Friday, October 3, 2014

Three Kids Died This Week Playing American High School Tackle Football

 
a Roman gladiator looks to the royal box for the thumbs up or down
    
 

"In individuals, insanity is rare; but in groups, parties, nations and epochs, it is the rule."

-Friedrich Nietzsche

This week, the first week of October, saw three high school football players die on the field of battle.  One dies after a "routine" tackle, one after a "freak" play, and the other during pre-game exercises.  For most high schools, this is week 6 of the tackle football season; five games have already been played.  In the first five weeks, nearly every school team has seen its share of injuries-  from ankle sprains and dislocated shoulders to concussions and anterior cruciate ligaments tears.  The young, poor soldiers to suffer this fate will sparsely dot the sidelines this Friday night and tomorrow afternoon wearing their casts and crutches like badges of glory.  But at least 3 kids won't be playing this weekend- they are dead.  And yet the weekly gladiatorial contests will proceed at mini-Colosseums across the country.    

 "I think it was the result of a typical football play. It was just a freak accident, you know, the game involves contact, and it was the result of a freak football play."

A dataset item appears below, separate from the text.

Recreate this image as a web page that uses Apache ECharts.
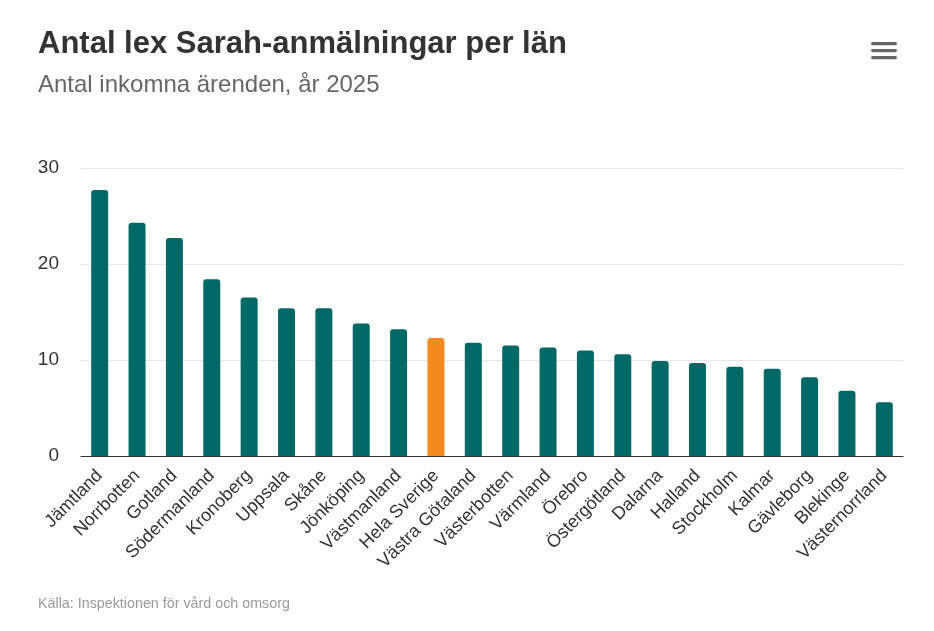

-Steve Cohen, Superintendent of Shoreham-Wading River School District on Long Island's North Shore

 What no one tends to tell high school kids before they play tackle football is that "typical football plays" can be very dangerous if there is a serious mismatch between bodies, if technique is off just a little, or if helmets collide.  Making the "routine" plays in football can have disastrous long-term results.  National Football League stars like Dave Duerson, Junior Seau, Mike Webster, and Jim McMahon are all examples of the game's extreme violence.

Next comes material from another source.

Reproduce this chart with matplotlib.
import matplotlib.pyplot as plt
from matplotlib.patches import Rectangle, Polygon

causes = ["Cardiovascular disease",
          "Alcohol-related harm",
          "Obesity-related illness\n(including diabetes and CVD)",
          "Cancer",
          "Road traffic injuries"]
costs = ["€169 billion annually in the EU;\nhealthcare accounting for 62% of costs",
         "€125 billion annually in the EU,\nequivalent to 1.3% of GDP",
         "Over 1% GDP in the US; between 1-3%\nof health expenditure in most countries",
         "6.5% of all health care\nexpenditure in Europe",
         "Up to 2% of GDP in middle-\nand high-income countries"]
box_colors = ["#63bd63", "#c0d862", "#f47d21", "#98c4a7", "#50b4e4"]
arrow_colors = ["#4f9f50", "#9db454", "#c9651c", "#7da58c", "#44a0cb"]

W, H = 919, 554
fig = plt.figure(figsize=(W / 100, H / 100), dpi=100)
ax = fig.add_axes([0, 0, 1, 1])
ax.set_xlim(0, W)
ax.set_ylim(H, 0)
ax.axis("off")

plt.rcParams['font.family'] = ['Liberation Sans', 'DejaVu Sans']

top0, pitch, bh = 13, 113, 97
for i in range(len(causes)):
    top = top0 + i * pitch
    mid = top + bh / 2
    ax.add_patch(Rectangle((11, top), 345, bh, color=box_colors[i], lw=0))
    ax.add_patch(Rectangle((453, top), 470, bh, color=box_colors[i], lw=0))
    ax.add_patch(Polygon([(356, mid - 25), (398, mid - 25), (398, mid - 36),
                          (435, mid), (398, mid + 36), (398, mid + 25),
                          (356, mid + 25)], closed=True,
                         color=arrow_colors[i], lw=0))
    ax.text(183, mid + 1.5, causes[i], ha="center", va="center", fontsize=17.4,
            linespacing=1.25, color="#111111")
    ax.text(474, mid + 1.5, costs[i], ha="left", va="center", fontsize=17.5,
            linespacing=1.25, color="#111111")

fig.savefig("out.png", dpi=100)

Yet the show goes on.  Tackle football as an institution of the American high school hasn't been harmed nearly as much as a logical person might think.  In many ways, the persistence of propping football up as the centerpiece of the school year is similar to other self-destructive American behaviors like illegal foreign wars.  People will cry and bemoan the terrible consequences of invading other countries but stop short before indicting the whole system.  Surely, this must be a sure sign of real insanity-  the refusal to stop hurting children for no real at all. 

Three kids died this week playing a dangerous game.  How many more will have to suffer debilitating injuries at young ages before systems change?